Recently we hit some performance problem on a system running a heavy Oracle application. Occasionally when more than 100 "end of day" batch jobs are automatically submitted by a Job control system in the early morning, no more new users can login into Oracle (alert log shows many lines of ORA-609: that is, could not attach to incoming connection).

By only concentrating on Oracle performance, it could not figure out any particular clue.
The already logged in users and applications can still work, Oracle workload is not high.

Then we asked UNIX administrator to send us some snapshots of vmstat(AIX NMON report even better),  immediately it turns out that Runqueues, Kernel thread context switches, system cpu utilization are extremely high in comparing to normal operation.

Here are two entries of vmstat, one is in normal time, another is during batch (problem) time.

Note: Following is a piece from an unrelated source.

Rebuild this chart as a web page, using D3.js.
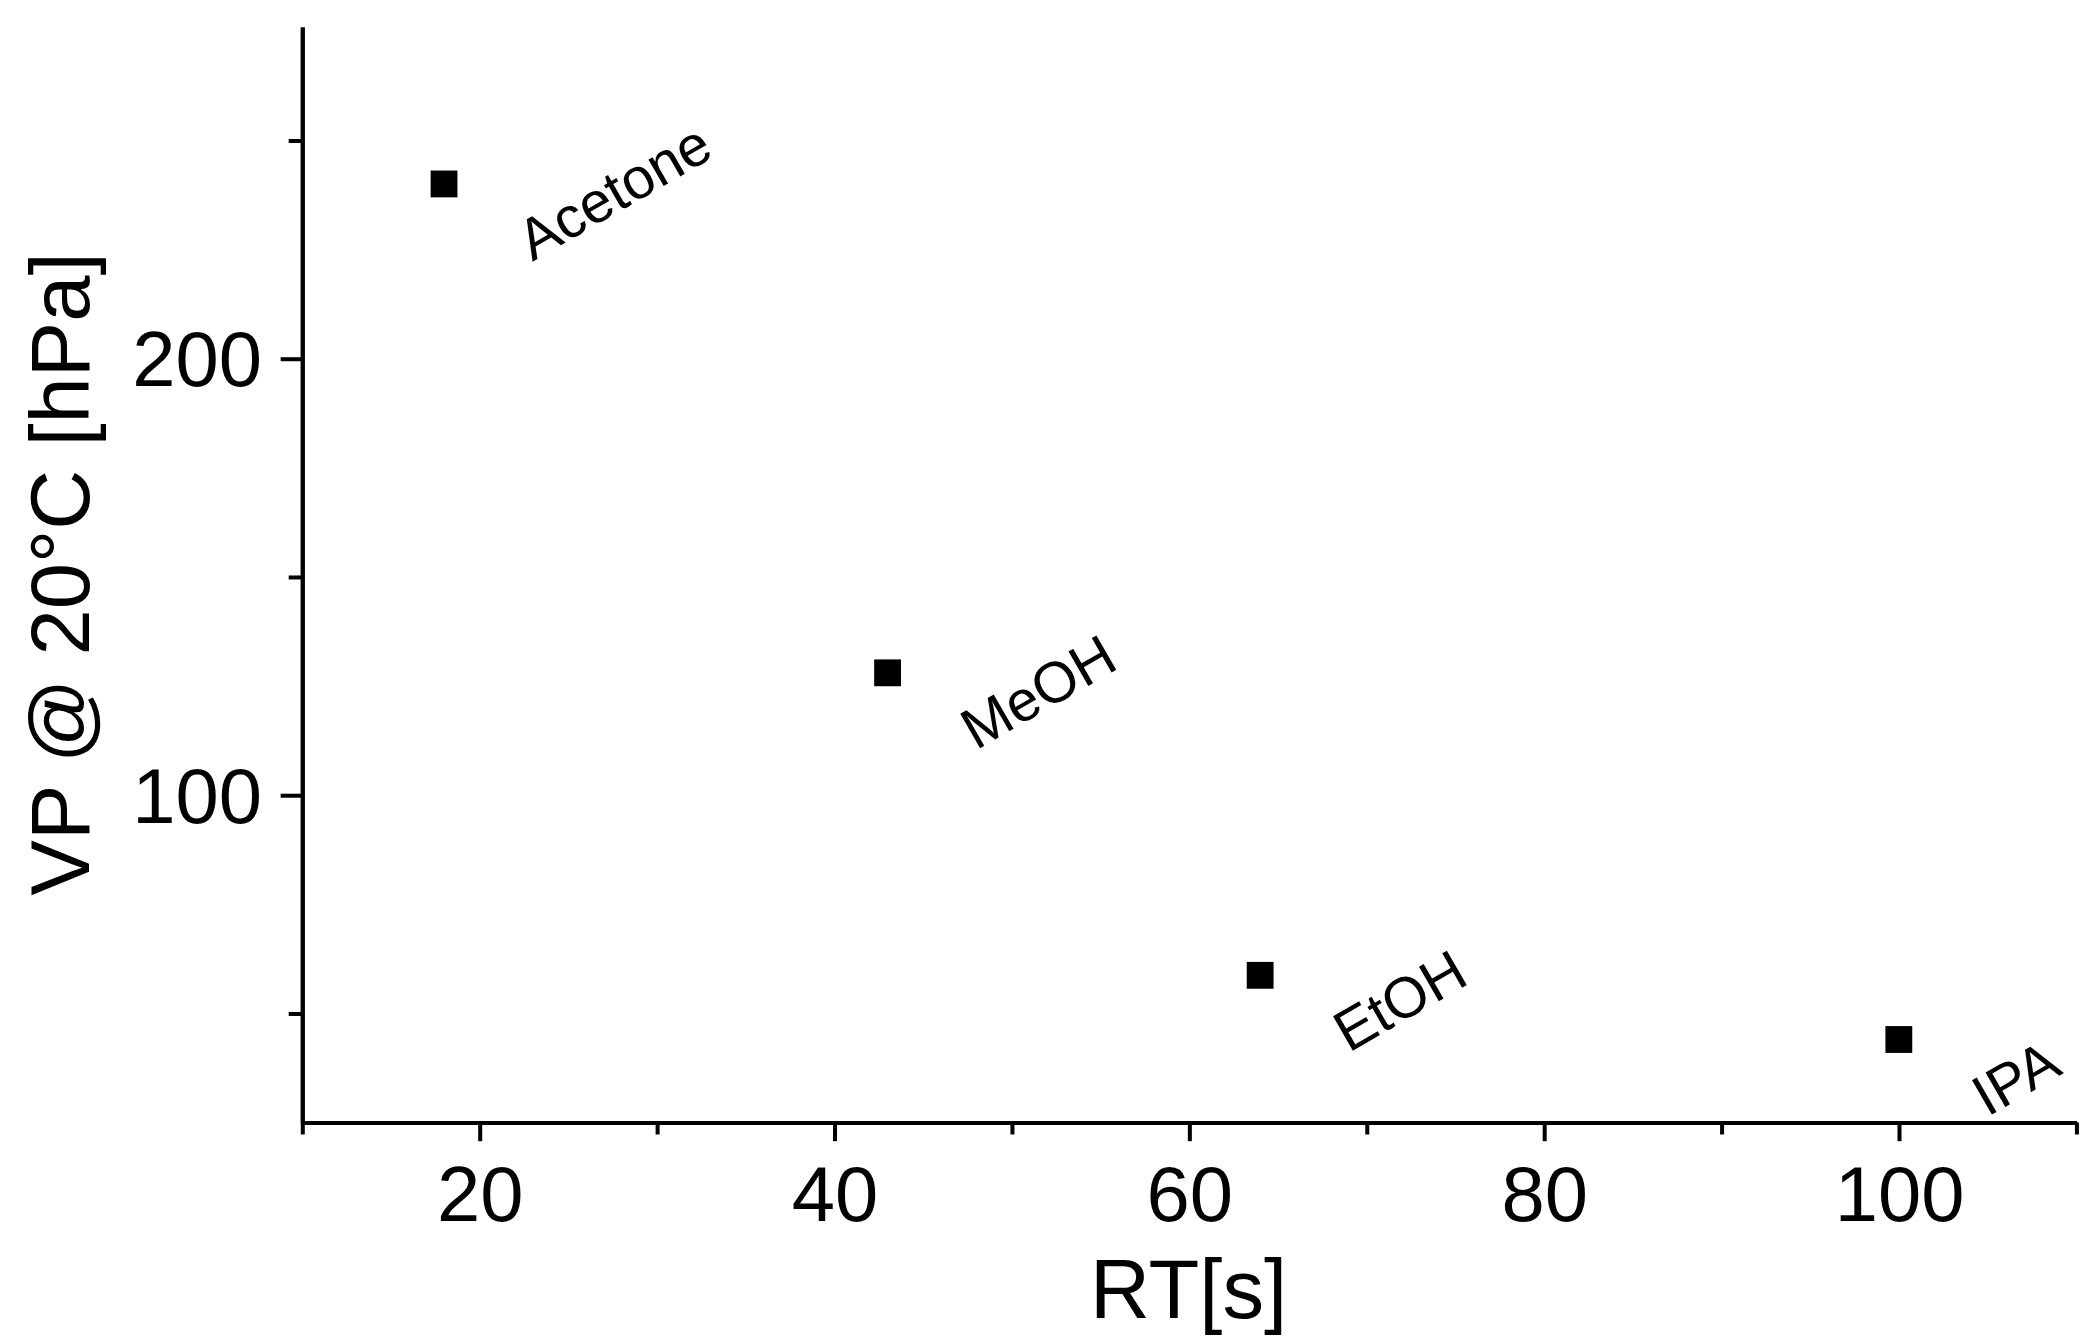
<!DOCTYPE html>
<html><head><meta charset="utf-8">
<script src="https://cdn.jsdelivr.net/npm/d3@7"></script>
<style>body{margin:0;background:#fff}</style></head>
<body><svg id="c" width="2082" height="1341" viewBox="0 0 1552 1000"></svg>
<script>
const names = ["Acetone","MeOH","EtOH","IPA"];
const rt = [18, 43, 64, 100];
const vp = [240, 128, 58.7, 44];
const xTicks = [20,40,60,80,100];
const yTicks = [100,200];

const svg = d3.select("#c");
const font = "Liberation Sans, Arial, sans-serif";
const x = d3.scaleLinear().domain([10,110]).range([225,1548]);
const y = d3.scaleLinear().domain([25,276]).range([837,20]);

const xa = svg.append("g").attr("transform","translate(0,837)")
  .call(d3.axisBottom(x).tickValues(xTicks).tickSize(14).tickPadding(18).tickSizeOuter(0));
const xm = svg.append("g").attr("transform","translate(0,837)")
  .call(d3.axisBottom(x).tickValues([10,30,50,70,90,110]).tickSize(9).tickFormat("").tickSizeOuter(0));
const ya = svg.append("g").attr("transform","translate(225,0)")
  .call(d3.axisLeft(y).tickValues(yTicks).tickSize(16).tickPadding(14).tickSizeOuter(0));
const ym = svg.append("g").attr("transform","translate(225,0)")
  .call(d3.axisLeft(y).tickValues([50,150,250]).tickSize(10).tickFormat("").tickSizeOuter(0));
[xa,xm,ya,ym].forEach(g=>{
  g.selectAll("path,line").attr("stroke","#000").attr("stroke-width",3);
  g.selectAll("text").attr("font-family",font).attr("font-size",58).attr("fill","#000");
});
ya.selectAll("text").attr("dy","0.35em");

svg.append("text").attr("x",886).attr("y",983).attr("text-anchor","middle")
  .attr("font-family",font).attr("font-size",62).text("RT[s]");
svg.append("text").attr("transform","translate(66,428) rotate(-90)").attr("text-anchor","middle")
  .attr("font-family",font).attr("font-size",62).text("VP @ 20°C [hPa]");

const pts = names.map((n,i)=>({n, x:rt[i], y:vp[i]}));
svg.selectAll("rect.m").data(pts).join("rect").attr("class","m")
  .attr("x",d=>x(d.x)-10).attr("y",d=>y(d.y)-10).attr("width",20).attr("height",20).attr("fill","#000");
svg.selectAll("text.l").data(pts).join("text").attr("class","l")
  .attr("transform",d=>`translate(${x(d.x)+66},${y(d.y)+58}) rotate(-30)`)
  .attr("font-family",font).attr("font-size",43).text(d=>d.n);
</script></body></html>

kthr  faults         cpu        time



----- ------------  ---------  --------
  r       sy     cs  us sy id   hr mi se
 37   250806   7412  34  2 64   09:53:39  << normal time
185    87914  34261  12 80  8   02:52:44  << batch  time

At the end of this Blog, a complete simplified test codes are appended and can be tested on AIX and Solaris.

Analysis:


The application is running on high end IBM AIX server with many cores(Physical CPUs).
When 100 batch jobs are submitted, most of them can be scheduled to "Running" state,
however, there is a single config file to be read, hence inherently creating a single point of contention (bottleneck). IO is normal not fast as CPU. The faster the CPU, the higher contention.

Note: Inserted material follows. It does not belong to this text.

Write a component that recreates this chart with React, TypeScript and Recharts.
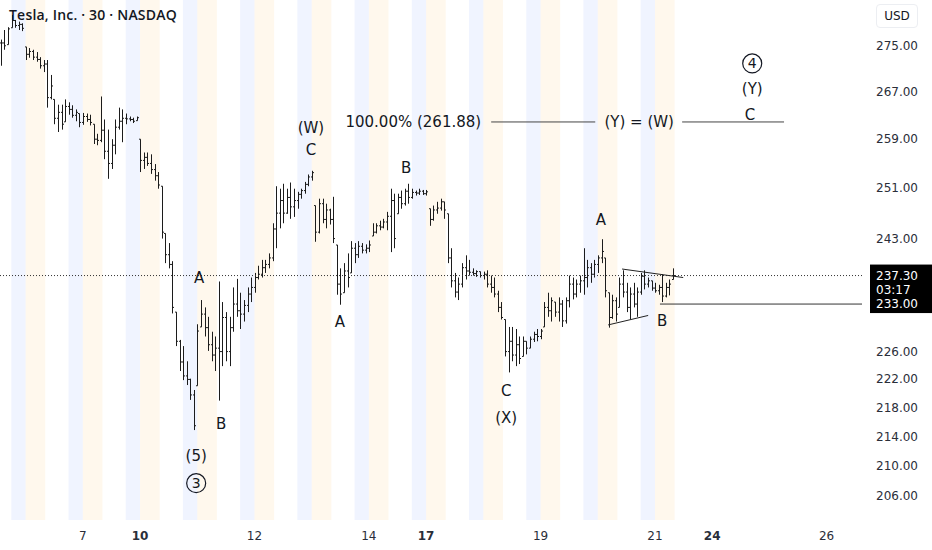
import React from 'react';
import { ComposedChart, Bar, XAxis, YAxis, ReferenceArea, ReferenceLine, ReferenceDot } from 'recharts';

// hourly bars, extended session (4:00-20:00 = 16 h per trading day), hour 0 = 4:00 on the 6th
const firstHour = -7;

const highs = [
  276.1, 277.8, 278.3, 280.5, 279.6, 279.3, 279.0,
  274.8, 274.6, 274.3, 273.9, 273.0, 272.5, 272.5, 269.9, 265.7, 264.8, 264.8, 265.7, 265.2, 264.7, 264.0, 263.3,
  263.4, 263.3, 263.1, 261.5, 259.9, 266.2, 262.3, 260.6, 259.0, 262.3, 264.3, 264.0, 263.3, 262.8, 262.6, 262.8,
  259.0, 256.8, 256.8, 256.5, 254.9, 253.6, 251.3, 243.8, 242.3, 239.5, 231.8, 227.7, 226.8, 224.6, 222.1, 220.5,
  230.0, 233.6, 232.5, 231.1, 228.9, 228.2, 236.4, 233.3, 231.8, 231.1, 235.5, 236.8, 234.7, 233.6, 235.5, 237.0,
  237.7, 238.8, 239.7, 239.7, 240.7, 245.4, 251.3, 250.9, 251.7, 250.9, 251.9, 250.9, 250.4, 250.9, 252.0, 253.2,
  253.8, 248.2, 249.3, 249.3, 248.5, 247.7, 249.6, 242.0, 238.4, 239.2, 240.7, 242.6, 242.3, 242.6, 242.3, 242.1,
  242.7, 245.4, 245.4, 245.8, 246.1, 247.2, 250.9, 250.1, 250.1, 250.6, 250.9, 251.7, 250.9, 250.6, 250.9, 250.7,
  250.7, 247.7, 248.2, 248.8, 249.3, 248.8, 246.9, 241.5, 237.7, 237.0, 239.2, 240.4, 239.7, 238.4, 238.1, 237.9,
  237.9, 238.1, 237.3, 237.0, 235.0, 233.3, 230.7, 229.6, 229.6, 229.3, 228.2, 228.2, 227.5, 228.2, 228.9, 229.3,
  229.3, 233.3, 234.7, 234.0, 233.3, 234.0, 233.6, 234.0, 237.3, 237.0, 236.7, 237.3, 241.5, 239.7, 239.2, 239.7,
  240.4, 242.9, 240.0, 234.7, 234.4, 234.0, 237.0, 238.1, 236.2, 235.5, 236.2, 235.5, 237.7, 238.1, 237.0, 236.5,
  236.2, 235.9, 237.5, 236.2, 236.7, 238.4,
];

const lows = [
  271.5, 274.3, 275.2, 278.2, 278.2, 277.8, 277.6,
  272.5, 272.9, 272.5, 272.2, 271.0, 270.4, 264.3, 265.7, 261.5, 260.2, 260.6, 261.9, 263.1, 262.6, 262.0, 261.0,
  261.4, 261.9, 261.3, 258.2, 258.0, 258.5, 255.7, 252.5, 254.1, 256.5, 260.6, 258.5, 261.5, 262.0, 261.7, 262.1,
  253.6, 254.1, 254.6, 253.3, 252.2, 250.9, 243.0, 239.2, 238.4, 231.6, 226.8, 223.2, 221.9, 221.2, 219.1, 214.9,
  221.1, 229.6, 228.2, 226.1, 224.6, 223.2, 219.0, 223.9, 224.6, 223.9, 228.9, 231.1, 229.3, 230.4, 231.8, 233.3,
  234.7, 236.7, 237.0, 237.7, 238.4, 239.5, 241.5, 244.6, 245.4, 246.9, 246.1, 246.4, 247.7, 249.3, 250.1, 251.3,
  252.2, 242.5, 243.8, 245.4, 244.6, 245.2, 242.3, 234.4, 232.9, 234.7, 235.5, 237.7, 239.2, 240.0, 240.7, 240.7,
  240.9, 243.4, 243.8, 244.3, 244.6, 244.3, 240.9, 241.5, 246.9, 247.7, 248.2, 248.5, 249.3, 249.8, 249.9, 249.9,
  249.8, 245.0, 245.8, 246.9, 247.4, 246.1, 239.2, 235.5, 234.0, 233.6, 235.5, 236.7, 237.3, 237.3, 237.1, 237.0,
  236.7, 235.5, 234.7, 234.0, 231.8, 230.7, 225.3, 223.0, 224.6, 223.9, 224.2, 225.3, 225.6, 226.5, 227.4, 227.5,
  227.8, 229.6, 231.1, 230.4, 231.1, 230.4, 229.6, 230.1, 232.5, 233.7, 234.0, 234.7, 234.4, 235.5, 236.2, 237.0,
  237.7, 239.2, 234.0, 229.5, 230.8, 230.4, 232.5, 234.0, 231.8, 230.7, 232.5, 231.1, 234.4, 235.2, 235.5, 235.0,
  234.7, 234.4, 233.3, 234.0, 234.3, 236.7,
];

const closes = [
  275.5, 275.0, 278.0, 279.5, 278.6, 278.8, 278.1,
  273.5, 274.0, 273.0, 272.6, 271.5, 271.8, 266.0, 268.0, 262.5, 263.5, 261.5, 264.5, 264.0, 263.0, 263.5, 261.8,
  262.8, 262.3, 261.8, 259.0, 258.8, 260.5, 257.0, 255.0, 258.0, 261.0, 262.0, 262.5, 262.4, 262.3, 262.0, 262.6,
  255.5, 256.0, 255.0, 254.0, 253.0, 251.5, 244.0, 240.5, 239.0, 232.5, 227.5, 224.5, 222.5, 222.0, 219.8, 215.5,
  229.0, 231.5, 229.5, 227.0, 225.5, 226.5, 226.0, 231.0, 226.0, 229.5, 233.0, 232.0, 231.5, 232.8, 234.5, 235.5,
  237.0, 237.5, 238.5, 239.0, 240.0, 244.5, 247.0, 249.0, 247.0, 249.5, 248.0, 249.0, 250.0, 250.6, 251.6, 252.8,
  253.5, 244.0, 248.5, 246.0, 247.5, 246.0, 243.0, 236.0, 234.5, 238.0, 237.0, 241.5, 240.5, 241.8, 241.2, 241.5,
  242.0, 244.0, 245.0, 244.8, 245.6, 246.5, 249.0, 243.0, 249.5, 248.5, 250.5, 249.5, 250.3, 250.2, 250.5, 250.1,
  250.4, 246.0, 247.5, 247.8, 248.8, 247.5, 240.0, 236.5, 234.8, 236.0, 238.5, 238.0, 237.8, 237.6, 237.9, 237.3,
  237.5, 236.0, 235.5, 234.5, 232.5, 231.0, 226.0, 227.5, 225.5, 227.0, 225.0, 227.5, 226.5, 227.8, 228.5, 228.2,
  229.0, 232.5, 232.0, 233.5, 231.8, 233.0, 230.5, 233.5, 236.0, 234.5, 236.0, 236.5, 237.0, 238.5, 237.5, 239.0,
  240.0, 241.0, 235.0, 231.0, 233.5, 231.5, 236.0, 234.8, 232.5, 234.5, 233.0, 234.8, 237.2, 236.0, 236.5, 235.4,
  235.0, 235.5, 234.2, 235.5, 236.0, 237.3,
];

// time axis: trading day number counted from the 6th
const dayNumbers = [1, 2, 4, 6, 7, 9, 11, 12, 14];
const dayLabels = ['7', '10', '12', '14', '17', '19', '21', '24', '26'];
const weekStarts = ['10', '17', '24'];
const sessionDays = [0, 1, 2, 3, 4, 5, 6, 7, 8, 9, 10, 11];

const priceTicks = [206, 210, 214, 218, 222, 226, 243, 251, 259, 267, 275];

const lastPrice = 237.3;
const countdown = '03:17';
const supportPrice = 233.0;
const supportFrom = 177.4;

const fibLevel = 261.88;
const fibText = '100.00% (261.88)';
const fibTextAt = 127.4;
const fibEqText = '(Y) = (W)';
const fibEqAt = 171.6;
const fibSegments = [[130.2, 159.3], [183.6, 212.1]];

const waveTexts = ['(W)', 'C', 'A', '(5)', 'B', 'A', 'B', 'C', '(X)', 'A', 'B', '(Y)', 'C'];
const waveHours = [79.8, 79.8, 48.5, 47.7, 54.7, 87.9, 106.4, 134.4, 134.4, 160.9, 178.0, 203.2, 202.6];
const wavePrices = [260.9, 257.2, 236.9, 211.4, 215.8, 230.4, 254.3, 220.3, 216.6, 245.9, 230.5, 267.4, 263.1];

const circledTexts = ['3', '4'];
const circledHours = [47.7, 203.2];
const circledPrices = [207.7, 271.9];

const triangleUpper = [[166.8, 238.3], [183.9, 237.0]];
const triangleLower = [[162.9, 229.9], [174.1, 231.3]];

const HOURS_PER_DAY = 16;
const POST_HOURS = 4;
const PRE_HOURS = 5.5;

const bars = highs.map((h, i) => ({
  t: firstHour + i,
  range: [lows[i], h],
  high: h,
  low: lows[i],
  open: i > 0 ? closes[i - 1] : closes[0],
  close: closes[i],
}));

const INK = '#131722';
const FONT = '"DejaVu Sans", sans-serif';

const OhlcBar = (props: any) => {
  const { x, y, width, height, payload } = props;
  if (x == null || y == null) return null;
  const top = Math.min(y, y + height);
  const h = Math.abs(height);
  const cx = Math.round(x + width / 2) + 0.5;
  const { high, low, open, close } = payload;
  const span = Math.log(high) - Math.log(low) || 1;
  const py = (v: number) => {
    const c = Math.min(high, Math.max(low, v));
    return top + (h * (Math.log(high) - Math.log(c))) / span;
  };
  return (
    <g stroke="#1c1c1c" strokeWidth={1}>
      <line x1={cx} x2={cx} y1={top} y2={top + Math.max(h, 1)} />
      <line x1={cx - 1.5} x2={cx} y1={py(open)} y2={py(open)} />
      <line x1={cx} x2={cx + 1.5} y1={py(close)} y2={py(close)} />
    </g>
  );
};

const PriceTick = (props: any) => {
  const { y, payload } = props;
  return (
    <text x={876} y={y} dy={4} fontSize={12} fontFamily={FONT} fill="#2a2e39">
      {payload.value.toFixed(2)}
    </text>
  );
};

const DayTick = (props: any) => {
  const { x, payload } = props;
  const label = dayLabels[dayNumbers.indexOf(payload.value / HOURS_PER_DAY)];
  return (
    <text
      x={x}
      y={540}
      textAnchor="middle"
      fontSize={12}
      fontFamily={FONT}
      fontWeight={weekStarts.includes(label) ? 'bold' : 'normal'}
      fill="#2a2e39"
    >
      {label}
    </text>
  );
};

const LastPriceTag = (props: any) => {
  const { viewBox } = props;
  if (!viewBox) return null;
  const right = viewBox.x + viewBox.width;
  const y = viewBox.y;
  return (
    <g>
      <rect x={right + 8} y={y - 11} width={70} height={34} fill="#000" />
      <text x={right + 14} y={y + 4} fontSize={12} fontFamily={FONT} fill="#fff">
        {lastPrice.toFixed(2)}
      </text>
      <text x={right + 14} y={y + 18} fontSize={12} fontFamily={FONT} fill="#fff">
        {countdown}
      </text>
    </g>
  );
};

const SupportTag = (props: any) => {
  const { viewBox } = props;
  if (!viewBox) return null;
  const right = viewBox.x + viewBox.width;
  const y = viewBox.y;
  return (
    <g>
      <rect x={right + 8} y={y - 9} width={70} height={18} fill="#000" />
      <text x={right + 14} y={y + 4} fontSize={12} fontFamily={FONT} fill="#fff">
        {supportPrice.toFixed(2)}
      </text>
    </g>
  );
};

export default function App() {
  return (
    <div style={{ position: 'fixed', left: 0, top: 0, width: 932, height: 550, background: '#fff', fontFamily: FONT }}>
      <ComposedChart width={932} height={550} data={bars} margin={{ top: 0, right: 0, left: 0, bottom: 0 }}>
        {sessionDays.map((d) => (
          <ReferenceArea
            key={`post-${d}`}
            x1={d * HOURS_PER_DAY - POST_HOURS}
            x2={d * HOURS_PER_DAY}
            fill="#2962ff"
            fillOpacity={0.07}
            stroke="none"
          />
        ))}
        {sessionDays.map((d) => (
          <ReferenceArea
            key={`pre-${d}`}
            x1={d * HOURS_PER_DAY}
            x2={d * HOURS_PER_DAY + PRE_HOURS}
            fill="#ff9800"
            fillOpacity={0.07}
            stroke="none"
          />
        ))}
        <XAxis
          dataKey="t"
          type="number"
          domain={[-7.16, 233.9]}
          allowDataOverflow
          ticks={dayNumbers.map((d) => d * HOURS_PER_DAY)}
          tick={<DayTick />}
          axisLine={false}
          tickLine={false}
          height={30}
        />
        <YAxis
          orientation="right"
          scale="log"
          domain={[202.85, 283.2]}
          allowDataOverflow
          ticks={priceTicks}
          tick={<PriceTick />}
          axisLine={false}
          tickLine={false}
          width={70}
        />
        <Bar dataKey="range" barSize={2} shape={<OhlcBar />} isAnimationActive={false} />
        <ReferenceLine y={lastPrice} stroke="#333" strokeDasharray="1 2" label={<LastPriceTag />} />
        <ReferenceLine
          segment={[{ x: supportFrom, y: supportPrice }, { x: 233.9, y: supportPrice }]}
          stroke="#333"
          label={<SupportTag />}
        />
        {fibSegments.map(([a, b], i) => (
          <ReferenceLine key={`fib-${i}`} segment={[{ x: a, y: fibLevel }, { x: b, y: fibLevel }]} stroke="#444" />
        ))}
        <ReferenceLine segment={triangleUpper.map(([x, y]) => ({ x, y }))} stroke="#222" />
        <ReferenceLine segment={triangleLower.map(([x, y]) => ({ x, y }))} stroke="#222" />
        <ReferenceDot
          x={fibTextAt}
          y={fibLevel}
          r={1}
          shape={(p: any) => (
            <text x={p.cx} y={p.cy} dy={5} textAnchor="end" fontSize={15} fontFamily={FONT} fill={INK}>
              {fibText}
            </text>
          )}
        />
        <ReferenceDot
          x={fibEqAt}
          y={fibLevel}
          r={1}
          shape={(p: any) => (
            <text x={p.cx} y={p.cy} dy={5} textAnchor="middle" fontSize={15} fontFamily={FONT} fill={INK}>
              {fibEqText}
            </text>
          )}
        />
        {waveTexts.map((w, i) => (
          <ReferenceDot
            key={`w-${i}`}
            x={waveHours[i]}
            y={wavePrices[i]}
            r={1}
            shape={(p: any) => (
              <text x={p.cx} y={p.cy} dy={5} textAnchor="middle" fontSize={15} fontFamily={FONT} fill={INK}>
                {w}
              </text>
            )}
          />
        ))}
        {circledTexts.map((c, i) => (
          <ReferenceDot
            key={`c-${i}`}
            x={circledHours[i]}
            y={circledPrices[i]}
            r={1}
            shape={(p: any) => (
              <g>
                <circle cx={p.cx} cy={p.cy} r={9.5} fill="none" stroke={INK} strokeWidth={1.2} />
                <text x={p.cx} y={p.cy} dy={5} textAnchor="middle" fontSize={14} fontFamily={FONT} fill={INK}>
                  {c}
                </text>
              </g>
            )}
          />
        ))}
      </ComposedChart>
      <div
        style={{
          position: 'absolute',
          left: 9,
          top: 5,
          fontSize: 14,
          fontWeight: 600,
          color: INK,
          fontFamily: '"Open Sans", sans-serif',
          letterSpacing: 0.2,
        }}
      >
        Tesla, Inc. · 30 · NASDAQ
      </div>
      <div
        style={{
          position: 'absolute',
          left: 876,
          top: 4,
          width: 40,
          height: 22,
          lineHeight: '22px',
          textAlign: 'center',
          fontSize: 12,
          color: INK,
          border: '1px solid #eceef2',
          borderRadius: 4,
        }}
      >
        USD
      </div>
    </div>
  );
}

Here is what AIX default Scheduler (SCHED_OTHER) would do. When a "New" process is inserted into system, it is first put into "Ready". Then scheduler brings it to "Running" state, in this case, it has to wait IO, thus switches to "Preempted" state, and later back again to "Ready" state, eventually waits scheduler to bring into "Running" state again.  Thus it yields CPU to other processes. Since all these processes have the same characteristics,  they will go through many such life cycles. Therefore system ends up spending majority of time in frequent Kernel thread context switches instead of applications work. This phenomenon of "thrashing" causes high system CPU utilization because of single file competing.

The problem occurs only when system baseload (the load when launching batch jobs) achieves certain high.

As tools, vmstat and sar are used for CPU, filemon for file IO. In AIX, nmon report could provide much rich information. By using "ps -efl" (or Berkeley Standards "ps glew"), one can see many <defunct> and <exiting> processes (more than 50 each) during problem time. This is because batchload forks loadconf into background and it quits before children processes terminate, and children processes becomes "orphan".

When monitoring the CPU performance, it is better to check CPU utilization instead of RunQueue since CPU utilization is an average over an interval, whereas RunQueue is a sampling (for example in vmstat),  normally by a frequency of 100 microseconds, however, today’s CPU ticks in nanosecond. Thus RunQueue can not be very precise. For instance, submitting 100 jobs does not mean RunQueue showing 100. In fact, Nyquist sampling theorem requires the sampling should be double fast.

On Solaris, paper (http://www.solarisinternals.com/wiki/images/2/28/Technocrat-util.pdf)
has a profound discussion on run queues and demonstrates how to
tracks the insertion of runnable threads onto CPU run queues with a DTrace script.
One thing I noticed is that "System calls" in vmstat does not necessarily coincide
with Runqueues and context switches. That is still not clear to me.
This Blog also shows that finding the root cause is paramount for Oracle Performance troubleshooting.

Fix:


A quick fix is to insert a sleep after sending each job so that CPU power is mitigated to reduce the IO burden.

Test Codes:

  1.  Script-1 creates a config file, which looks like JAVA's properties file.
  2.  Script-2 reads the config file.
  3.  Script-3 launches N batch jobs in background.
Test can be performed by calling on one UNIX session:
      batchload 100
and at same time running vmstat on a second session.

Script-1 confcreate

#!/bin/ksh
#    usage:  confcreate
count=0
max=1000
configfile="conf"

while [[ $count -lt $max ]]
do
  print "name$count=val$count" >> $configfile
  count=$((count + 1))
done

Script-2 loadconf

#!/bin/ksh
#    usage:  loadconf
count=0
max=1000
configfile="conf"

while [[ $count -lt $max ]]
do
 val=$(awk -F"=" "/^(name$count)=/"'{print $2}' conf)
  count=$((count + 1))
# some Sqlplus script to do the business 
done

Script-3 batchload


#!/bin/ksh
#    usage:   . ./batchload 100
count=0
max=$1

while [[ $count -lt $max ]]
do
 ./loadconf &
 print batchload $count at $(date)
#  sleep 2                            # sleep to relent CPU
  count=$((count + 1))
done